Okay, children, the word of the day is “Kashima.” Can you say “Kashima?”

At the time, Santa Cruz had developed an economical build kit for the Bronson, which allowed more people to get such a quality frame. Intense had also developed a “Foundation” build kit, which they were moving heavily on their Carbine model, but it had yet to come to the Tracer. Here’s where the big surprise of our experience came in: of all the reasons to go with a custom build, saving money usually isn’t one of them. However, the shop had developed their own version of a Foundation kit which they would put on the Tracer, giving it comparable or better performance than Intense’s standard entry level kit, and at a lower price. In addition, it would be easy to upgrade, for a reasonable amount, any specific components we may have thought were lacking. For the same price, the shop gave us the option of two additional customizations: conversion to a 1×10 drivetrain, saving us the maintenance of a front derailleur as well as almost a pound, and conversion to tubeless wheels. We knew we would take both.

Miniskibum was okay with a no-name saddle. He doesn’t spend much time sitting on it anyway.

Serendipity Strikes

While at home debating the merits of certain upgrades, the shop owner gave us a call. While at the demo, we had each entered a drawing and Miniskibum’s name came up. The prize? 30% off any bike we had demoed! Now we had a new decision to make: we could simply take the savings and run, upgrade the build kit for a similar price, or keep the same build kit and upgrade to a carbon frame. Nice problem to have, eh? We finally settled on getting that sexy carbon frame with the kashima coated shock. In the end, Miniskibum ended up with a beautiful carbon fiber, 27.5″ wheel, 6″ travel, American-made all-mountain rig of his dreams. As for racing, it’s definitely not a competitive cross country bike, but at sub 28lbs, it’s still a good 8 lbs lighter than the rig he was racing on last year.
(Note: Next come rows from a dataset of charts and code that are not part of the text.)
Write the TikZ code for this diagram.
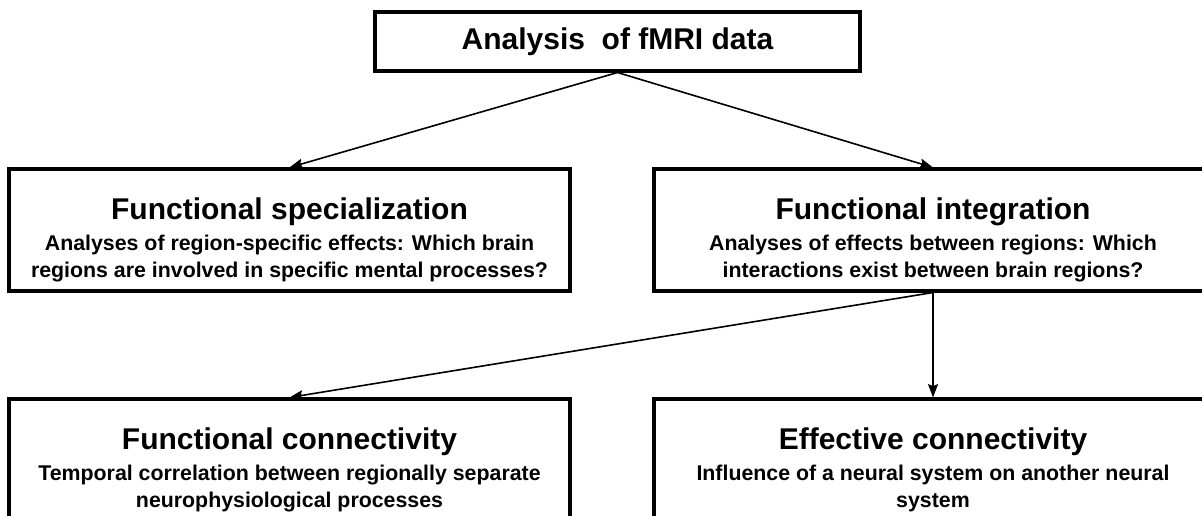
\documentclass[tikz,border=0pt]{standalone}
\usepackage{fontspec}
\setmainfont{Liberation Sans}
\usetikzlibrary{arrows.meta}
\newcommand{\boxtitle}[1]{{\fontsize{22.5}{27}\selectfont\rule{0pt}{31pt}#1}}
\begin{document}
\begin{tikzpicture}[%
                x=0.75pt, y=-0.75pt,
                mybox/.style={draw, line width=2.3pt, align=center, font=\bfseries\fontsize{16}{20}\selectfont, inner sep=0pt},
                lowbox/.style={mybox, minimum height=91.5pt},
                myarrow/.style={-{Stealth[length=10pt,width=7.5pt,inset=1.5pt]}, line width=1.2pt}
        ]
            \useasboundingbox (0,0) rectangle (1202,516);
            \node [mybox, minimum width=363.75pt, minimum height=44.25pt] (fmri) at (617.5,41.5) {\fontsize{22.5}{27}\selectfont Analysis\ \ of fMRI data};
            % second row
            \node [lowbox, minimum width=420.75pt] (spec) at (289.5,230)
                {\boxtitle{Functional specialization}\\[3pt] Analyses of region-specific effects: Which brain\\ regions are involved in specific mental processes?};
            \node [lowbox, minimum width=418.5pt] (integ) at (933,230)
                {\boxtitle{Functional integration}\\[3pt] Analyses of effects between regions: Which\\ interactions exist between brain regions?};
            % third row, cut off at the bottom
            \node [lowbox, minimum width=420.75pt] (funcon) at (289.5,460)
                {\boxtitle{Functional connectivity}\\[3pt] Temporal correlation between regionally separate\\ neurophysiological processes};
            \node [lowbox, minimum width=418.5pt] (effcon) at (933,460)
                {\boxtitle{Effective connectivity}\\[3pt] Influence of a neural system on another neural\\ system};
            \draw [myarrow] (fmri.south) -- (spec.north);
            \draw [myarrow] (fmri.south) -- (integ.north);
            \draw [myarrow] (integ.south) -- (funcon.north);
            \draw [myarrow] (integ.south) -- (effcon.north);
        \end{tikzpicture}
\end{document}
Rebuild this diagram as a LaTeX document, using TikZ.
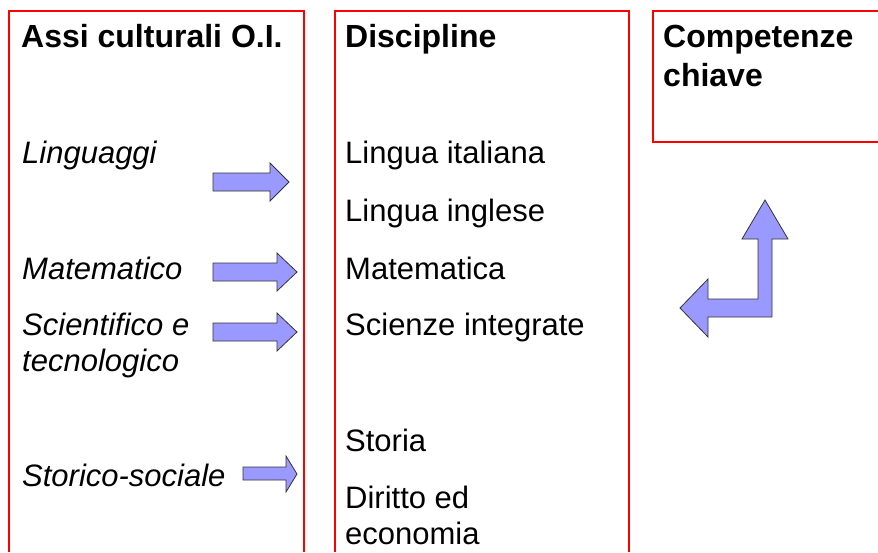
\documentclass[tikz,border=0pt]{standalone}
\usepackage{fontspec}
\setmainfont{Liberation Sans}
\usepackage{tikz}
\usetikzlibrary{arrows.meta}

\definecolor{arrowfill}{RGB}{153,153,255}
\definecolor{boxline}{RGB}{255,0,0}
\tikzset{
  colline/.style={draw=boxline, line width=1.2pt},
  blockarrow/.style={fill=arrowfill, draw=black!80, line width=0.8pt, line join=miter},
  head/.style={anchor=base west, inner sep=0pt, font=\bfseries\fontsize{32}{38.5}\selectfont, align=left},
  asse/.style={anchor=base west, inner sep=0pt, font=\itshape\fontsize{31}{36}\selectfont, align=left},
  disc/.style={anchor=base west, inner sep=0pt, font=\fontsize{31}{36}\selectfont, align=left}
}

\begin{document}
\begin{tikzpicture}[x=1pt, y=-1pt]
        \useasboundingbox (0,0) rectangle (878,552);
        % columns
        \draw[colline] (9,552)--(9,11)--(304,11)--(304,552);
        \draw[colline] (335,552)--(335,11)--(629,11)--(629,552);
        \draw[colline] (878,11)--(653,11)--(653,142)--(878,142);
        % headings (multi-line nodes sit on their last baseline)
        \node[head] (assi) at (21,47) {Assi culturali O.I.};
        \node[head] (discipline) at (345,47) {Discipline};
        \node[head] (competenze) at (663,86) {Competenze\\chiave};
        % assi
        \node[asse] (linguaggi) at (22,163) {Linguaggi};
        \node[asse] (matematico) at (22,279) {Matematico};
        \node[asse] (scientifico) at (22,371) {Scientifico e\\tecnologico};
        \node[asse] (storico) at (22,486) {Storico-sociale};
        % discipline
        \node[disc] (italiano) at (345,163) {Lingua italiana};
        \node[disc] (inglese) at (345,221) {Lingua inglese};
        \node[disc] (matematica) at (345,279) {Matematica};
        \node[disc] (scienze) at (345,335) {Scienze integrate};
        \node[disc] (storia) at (345,451) {Storia};
        \node[disc] (diritto) at (345,544) {Diritto ed\\economia};
        % block arrows
        \filldraw[blockarrow] (213,173)--(270,173)--(270,163)--(289,182)--(270,201)--(270,191)--(213,191)--cycle;
        \filldraw[blockarrow] (213,263)--(277,263)--(277,253)--(297,272)--(277,291)--(277,281)--(213,281)--cycle;
        \filldraw[blockarrow] (213,323)--(277,323)--(277,313)--(297,332)--(277,351)--(277,341)--(213,341)--cycle;
        \filldraw[blockarrow] (243,467)--(286,467)--(286,456)--(297,474)--(286,492)--(286,480)--(243,480)--cycle;
        \filldraw[blockarrow] (765,200)--(788,239)--(772,239)--(772,317)--(708,317)--(708,337)--(680,308)--(708,279)--(708,299)--(758,299)--(758,239)--(742,239)--cycle;
\end{tikzpicture}
\end{document}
The X-Fusion Sweep fork feels a lot like a similar Fox or Rock Shox, but saved $400 on our custom build.

Key Cost Saving Components in our Custom Build

The biggest custom savings came from the X-Fusion fork, which runs about $400 less than a comparable RockShox or Fox. Miniskibum noticed no significant difference here, so this was a no brainer. Only time will tell about long term durability, but my Fox forks seem to need a lot of maintenance, so I’m not concerned.

Tires are Vee Rubber Trail Takers, which look like, and seem to perform like, Kenda Nevegals. Miniskibum say’s they’re perfectly adequate, but he’s looking forward to when they wear out so he can replace them with his beloved Continental Trail Kings.
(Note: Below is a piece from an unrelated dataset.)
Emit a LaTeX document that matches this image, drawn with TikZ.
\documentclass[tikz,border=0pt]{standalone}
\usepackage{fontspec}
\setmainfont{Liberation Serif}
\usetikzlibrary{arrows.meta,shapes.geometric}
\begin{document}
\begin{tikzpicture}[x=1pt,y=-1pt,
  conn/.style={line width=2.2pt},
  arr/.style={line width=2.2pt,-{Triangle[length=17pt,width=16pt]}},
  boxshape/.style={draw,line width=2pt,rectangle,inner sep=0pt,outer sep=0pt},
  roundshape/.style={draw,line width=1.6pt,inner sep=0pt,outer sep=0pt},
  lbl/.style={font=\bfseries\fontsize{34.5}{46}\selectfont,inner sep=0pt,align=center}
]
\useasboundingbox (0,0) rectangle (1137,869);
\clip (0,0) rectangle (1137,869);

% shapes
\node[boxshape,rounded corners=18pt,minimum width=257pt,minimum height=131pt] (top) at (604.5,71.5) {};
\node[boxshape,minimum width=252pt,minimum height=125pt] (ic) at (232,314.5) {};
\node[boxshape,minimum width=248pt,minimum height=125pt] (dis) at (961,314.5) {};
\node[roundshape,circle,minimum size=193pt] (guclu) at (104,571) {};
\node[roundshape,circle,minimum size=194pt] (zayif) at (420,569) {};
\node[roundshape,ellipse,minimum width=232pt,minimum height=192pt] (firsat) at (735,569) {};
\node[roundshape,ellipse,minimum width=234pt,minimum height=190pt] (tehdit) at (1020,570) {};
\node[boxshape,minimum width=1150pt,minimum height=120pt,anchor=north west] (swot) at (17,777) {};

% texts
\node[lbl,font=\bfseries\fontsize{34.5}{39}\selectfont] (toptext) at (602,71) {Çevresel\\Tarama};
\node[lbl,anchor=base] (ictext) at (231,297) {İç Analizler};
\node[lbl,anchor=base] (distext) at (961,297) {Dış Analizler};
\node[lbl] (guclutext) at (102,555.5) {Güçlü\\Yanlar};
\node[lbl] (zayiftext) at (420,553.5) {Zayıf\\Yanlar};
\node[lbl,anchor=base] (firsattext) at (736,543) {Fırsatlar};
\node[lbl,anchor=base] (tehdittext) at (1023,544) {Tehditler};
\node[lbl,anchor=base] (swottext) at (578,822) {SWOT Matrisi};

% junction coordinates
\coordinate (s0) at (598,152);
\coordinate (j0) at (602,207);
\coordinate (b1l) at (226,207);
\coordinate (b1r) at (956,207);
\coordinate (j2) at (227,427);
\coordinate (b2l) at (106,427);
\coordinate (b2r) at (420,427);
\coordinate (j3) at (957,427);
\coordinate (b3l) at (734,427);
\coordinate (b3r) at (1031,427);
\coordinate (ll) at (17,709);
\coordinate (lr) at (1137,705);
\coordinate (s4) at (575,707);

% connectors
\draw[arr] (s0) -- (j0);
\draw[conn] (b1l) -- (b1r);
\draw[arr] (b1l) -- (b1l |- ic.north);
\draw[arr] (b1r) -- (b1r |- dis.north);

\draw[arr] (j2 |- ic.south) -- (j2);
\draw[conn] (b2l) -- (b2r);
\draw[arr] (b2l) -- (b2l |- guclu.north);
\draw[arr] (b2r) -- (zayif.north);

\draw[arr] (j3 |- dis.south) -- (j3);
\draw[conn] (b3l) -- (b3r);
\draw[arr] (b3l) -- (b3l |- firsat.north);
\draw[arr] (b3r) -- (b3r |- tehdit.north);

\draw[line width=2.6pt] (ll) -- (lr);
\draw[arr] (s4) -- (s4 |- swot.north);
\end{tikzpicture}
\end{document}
We don’t always find bargain components we’re willing to cut corners for–in this case we didn’t want to drop below an X9 or XT level on the rear derailleur.

The build saves money by skipping household names on certain other components like handlebar, seatpost, and stem. The brakes are Avid, but they are the entry level Elixir 1s, which are still a huge upgrade from the mechanical discs he was running on the ol’ tank. They provide plenty of reliable stopping power, giving him more confidence to rip the steep gnar.

Y’know, I think this custom build is going to work out just fine!

In the end, our custom bike buying experience was exceptional thanks to a great shop and some really good luck. If you’re ready to replace your rig and you think you may like a tweak here or there, or even a bicycle built just for you, it’s worth seeking out a shop which can accommodate your desires. Even without winning a drawing, you may end up with more than you bargained for, and I mean that in a good way.

On his first ride on the new rig, Miniskibum cleaned the “Improv,” a heinously technical stretch top to bottom, for the first time. Was it the bike or the rider? Probably a good deal of both.

Thanks to Mike & Chelle at Timberline Bikes for taking such good care of us!